Die "Gender-Theorie" gehe davon aus, dass jeder sein "soziales Geschlecht" bestimmen könne: "Wer heute Mann ist, kann sich morgen als Frau definieren", beklagt sich Karl-Heinz B. van Lier, Leiter des Landesbüros der CDU-Stiftung, bereits im Einladungsflyer (PDF). Es handle sich um "eine auf Selbstoptimierung ausgerichtete Ideologie, die in ihrer verkürzten Logik die Familie negiert [und] mit dem christlichen Menschenbild nichts zu tun hat".
Unter dem Begriff "Gender-Ideologie" haben neurechte und christlich-fundamentalistische Kreise in den letzten Jahren eine umfassende Verschwörungstheorie entwickelt, die unterschiedliche Themen samt ihren unterschiedlichen Akteuren unter ein gemeinsam zu bekämpfendes Schlagwort stellt: Von der Emanzipation und Gleichstellung von Frauen über die Rechte von Homo- und Transsexuellen bis zu Schulaufklärung über LGBTI sowie Sexualpädagogik, Gender Studies und queere Kultur und Philosophie wird alles unter "Gender" zusammengefasst.
[….] Auch der umstrittene, frauen-, homo- und transfeindliche Evolutionsbiologie Prof. Ulrich Kutschera wird in dem Flyer zustimmend mit einer Aussage über Gender Studies zitiert: "Solche Lehren sind eine Schande für den Wissenschaftsstandort Deutschland." [….]

So denkt man offenbar in der RPf-CDU der Julia Klöckner.

[….] Die Gender-Theorie geht davon aus, dass jeder - neben seinem biologischen Geschlecht - sein eigenes soziales Geschlecht selbst bestimmen kann.
Wer heute Mann ist, kann sich morgen als Frau definieren. Dass diese auf Selbstoptimierung ausgerichtete Ideologie, die in ihrer verkürzten Logik die Familie negiert, mit dem christlichen Menschenbild nichts zu tun hat, ist offenkundig.
1999 hat Bundeskanzler Gerhard Schröder die als Gender-Mainstream   bezeichnete   Ideologie   als Staatsziel zur Gleichstellung von Frauen und Männern   beschlossen   und   zwar   als   durchgängiges staatliches Leitprinzip.
Papst Franziskus hat jüngst die Gender-Theorie als „Feind der Ehe“ bezeichnet. „Es gibt heute einen Weltkrieg, um die Ehe zu zerstören“, sagte er. Die Ehe   werde   nicht   „mit   Waffen   zerstört“,   sondern „man zerstört sie mit Ideen.“ Der Evolutionsbiologie Prof. Ulrich Kutschera hat in einem Artikel im Focus (38/2015)  belegt, dass die Gendertheorie keiner wissenschaftlichen Prüfung standhalten   könne.   Sein   Fazit:   „Solche   Lehren  sind eine Schande für den Wissenschaftsstandort Deutschland“.
Auf Ihr Kommen freut sich Ihr
Karl-Heinz B. van Lier
Landesbeauftragter Politisches Bildungsforum Rheinland-Pfalz.

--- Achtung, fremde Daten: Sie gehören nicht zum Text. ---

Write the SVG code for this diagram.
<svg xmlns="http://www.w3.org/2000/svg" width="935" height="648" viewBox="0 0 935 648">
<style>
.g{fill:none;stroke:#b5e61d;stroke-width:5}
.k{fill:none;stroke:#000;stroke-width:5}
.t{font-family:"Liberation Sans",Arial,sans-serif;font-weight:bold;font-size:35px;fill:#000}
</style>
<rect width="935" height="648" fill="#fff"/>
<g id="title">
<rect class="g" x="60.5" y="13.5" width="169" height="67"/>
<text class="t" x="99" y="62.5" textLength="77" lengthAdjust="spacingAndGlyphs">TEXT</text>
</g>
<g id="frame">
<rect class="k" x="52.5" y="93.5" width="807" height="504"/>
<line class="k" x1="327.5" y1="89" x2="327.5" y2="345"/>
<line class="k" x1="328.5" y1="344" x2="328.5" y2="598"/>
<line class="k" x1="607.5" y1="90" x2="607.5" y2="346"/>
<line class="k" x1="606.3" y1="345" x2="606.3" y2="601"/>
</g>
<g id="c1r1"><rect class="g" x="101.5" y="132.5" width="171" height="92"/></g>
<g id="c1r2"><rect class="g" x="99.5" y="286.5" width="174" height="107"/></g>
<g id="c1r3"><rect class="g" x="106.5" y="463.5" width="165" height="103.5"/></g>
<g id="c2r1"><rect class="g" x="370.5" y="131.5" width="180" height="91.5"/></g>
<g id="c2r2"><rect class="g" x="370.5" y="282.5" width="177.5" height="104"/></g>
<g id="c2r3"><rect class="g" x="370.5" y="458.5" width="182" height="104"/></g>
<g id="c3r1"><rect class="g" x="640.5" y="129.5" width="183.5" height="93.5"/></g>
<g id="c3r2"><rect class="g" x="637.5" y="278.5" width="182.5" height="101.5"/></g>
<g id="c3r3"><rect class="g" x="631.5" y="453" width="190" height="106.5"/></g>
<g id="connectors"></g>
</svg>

Man versteht, wie so oft gar nicht, wieso sich diese Gaga-Christdemokraten überhaupt so betroffen fühlen.
Wieso interessiert es sie so irrsinnig, welche geschlechtliche Identität andere Menschen haben?
Warum möchten Beverfoerde, Kuby, Mewes, Kutschera, Kelle, Storch und Co unbedingt haargenau wissen welche Art Geschlechtsorgane sich in den Hosen eines Cis- oder Trans-Mannes befinden?
Was treibt sie um, daß sie so intensiv über Penisse, Vulven, Klitorides und Testikel von Müttern und Vätern nachdenken?
Was treibt sie zu der irrigen Ansicht, der Wert eines Menschen, oder seine/ihre Fähigkeit Kinder groß zu ziehen, hinge von ihren Genitalien ab?
Ich verstehe einfach nicht worin das Faszinosum von Sexualpraktiken liegt.
Offensichtlich können die konservativen Herren und Damen, genau wie die katholischen Männer in den bunten Kleidern an nichts anderes denken als den bevorzugten koitalen Akt erziehungsberechtigter Menschen.

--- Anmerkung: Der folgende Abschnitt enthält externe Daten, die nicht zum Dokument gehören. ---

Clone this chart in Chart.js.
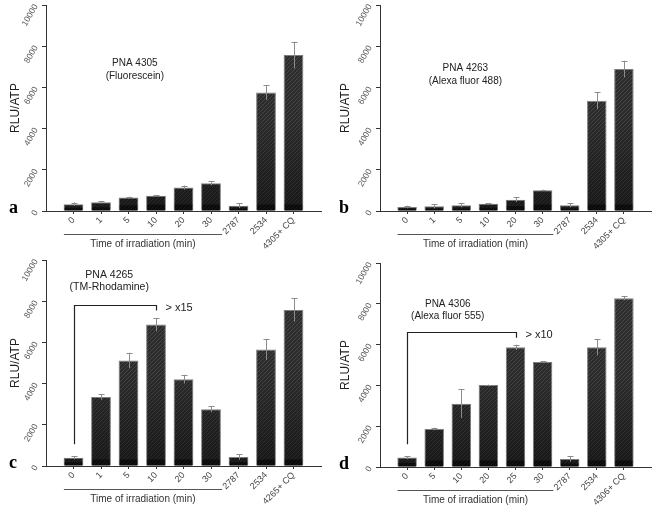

Früher war das mal einfacher.
Da waren zwar auch schon Myriaden Menschen mit nicht eindeutig biologischen Geschlechtsmerkmalen unterwegs, da gab es zwar schon genauso viele Jungs, die lieber mit anderen Jungs schmusten und Frauen, die nicht gern vergewaltigt werden mochten, aber man sah sie nicht, weil sie es heimlich im Dunkeln taten.
Und wenn man es doch mal bemerkte, kamen sie ins Zuchthaus.

Da war die Welt für Trump und seine deutschen moralischen Epigonen von der Anti-Gender-Front noch in Ordnung.